(Your instructions) In your copy, leave out the pictures; write out all the data exactly.

(begin)

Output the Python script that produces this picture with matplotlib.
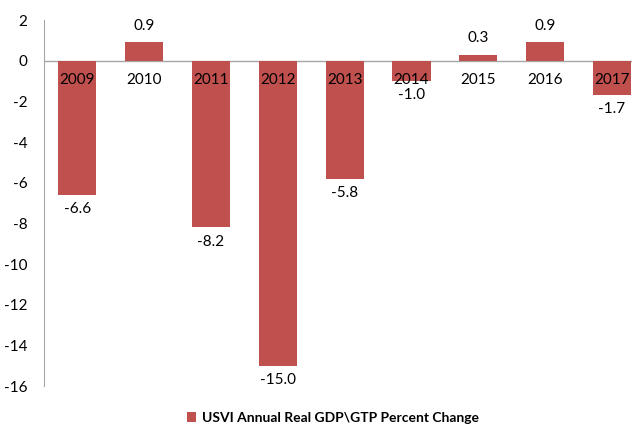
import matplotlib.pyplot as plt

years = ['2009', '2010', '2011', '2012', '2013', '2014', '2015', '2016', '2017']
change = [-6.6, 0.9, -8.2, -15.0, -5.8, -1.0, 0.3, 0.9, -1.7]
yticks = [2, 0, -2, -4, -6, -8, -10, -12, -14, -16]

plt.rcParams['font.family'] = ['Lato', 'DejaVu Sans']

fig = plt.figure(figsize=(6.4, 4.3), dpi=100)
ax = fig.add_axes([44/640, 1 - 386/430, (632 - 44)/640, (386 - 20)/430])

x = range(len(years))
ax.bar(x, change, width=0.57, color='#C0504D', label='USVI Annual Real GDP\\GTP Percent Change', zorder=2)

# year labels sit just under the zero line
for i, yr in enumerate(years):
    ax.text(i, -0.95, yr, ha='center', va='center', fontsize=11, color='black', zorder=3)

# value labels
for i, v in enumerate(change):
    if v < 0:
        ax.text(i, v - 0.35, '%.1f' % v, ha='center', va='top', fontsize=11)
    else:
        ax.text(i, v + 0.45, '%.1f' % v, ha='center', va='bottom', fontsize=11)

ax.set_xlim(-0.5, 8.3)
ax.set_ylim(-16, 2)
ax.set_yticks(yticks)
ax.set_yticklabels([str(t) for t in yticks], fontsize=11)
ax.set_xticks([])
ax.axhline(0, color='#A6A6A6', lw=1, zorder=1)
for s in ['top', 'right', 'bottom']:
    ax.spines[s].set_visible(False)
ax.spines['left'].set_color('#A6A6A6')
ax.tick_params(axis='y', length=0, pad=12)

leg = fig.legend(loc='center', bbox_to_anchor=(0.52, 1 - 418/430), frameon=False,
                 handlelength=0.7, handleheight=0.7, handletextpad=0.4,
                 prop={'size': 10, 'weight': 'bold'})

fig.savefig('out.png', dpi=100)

(end)

(Task response)
Output the Python script that produces this picture with matplotlib.
import matplotlib.pyplot as plt

years = ['2009', '2010', '2011', '2012', '2013', '2014', '2015', '2016', '2017']
change = [-6.6, 0.9, -8.2, -15.0, -5.8, -1.0, 0.3, 0.9, -1.7]
yticks = [2, 0, -2, -4, -6, -8, -10, -12, -14, -16]

plt.rcParams['font.family'] = ['Lato', 'DejaVu Sans']

fig = plt.figure(figsize=(6.4, 4.3), dpi=100)
ax = fig.add_axes([44/640, 1 - 386/430, (632 - 44)/640, (386 - 20)/430])

x = range(len(years))
ax.bar(x, change, width=0.57, color='#C0504D', label='USVI Annual Real GDP\\GTP Percent Change', zorder=2)

# year labels sit just under the zero line
for i, yr in enumerate(years):
    ax.text(i, -0.95, yr, ha='center', va='center', fontsize=11, color='black', zorder=3)

# value labels
for i, v in enumerate(change):
    if v < 0:
        ax.text(i, v - 0.35, '%.1f' % v, ha='center', va='top', fontsize=11)
    else:
        ax.text(i, v + 0.45, '%.1f' % v, ha='center', va='bottom', fontsize=11)

ax.set_xlim(-0.5, 8.3)
ax.set_ylim(-16, 2)
ax.set_yticks(yticks)
ax.set_yticklabels([str(t) for t in yticks], fontsize=11)
ax.set_xticks([])
ax.axhline(0, color='#A6A6A6', lw=1, zorder=1)
for s in ['top', 'right', 'bottom']:
    ax.spines[s].set_visible(False)
ax.spines['left'].set_color('#A6A6A6')
ax.tick_params(axis='y', length=0, pad=12)

leg = fig.legend(loc='center', bbox_to_anchor=(0.52, 1 - 418/430), frameon=False,
                 handlelength=0.7, handleheight=0.7, handletextpad=0.4,
                 prop={'size': 10, 'weight': 'bold'})

fig.savefig('out.png', dpi=100)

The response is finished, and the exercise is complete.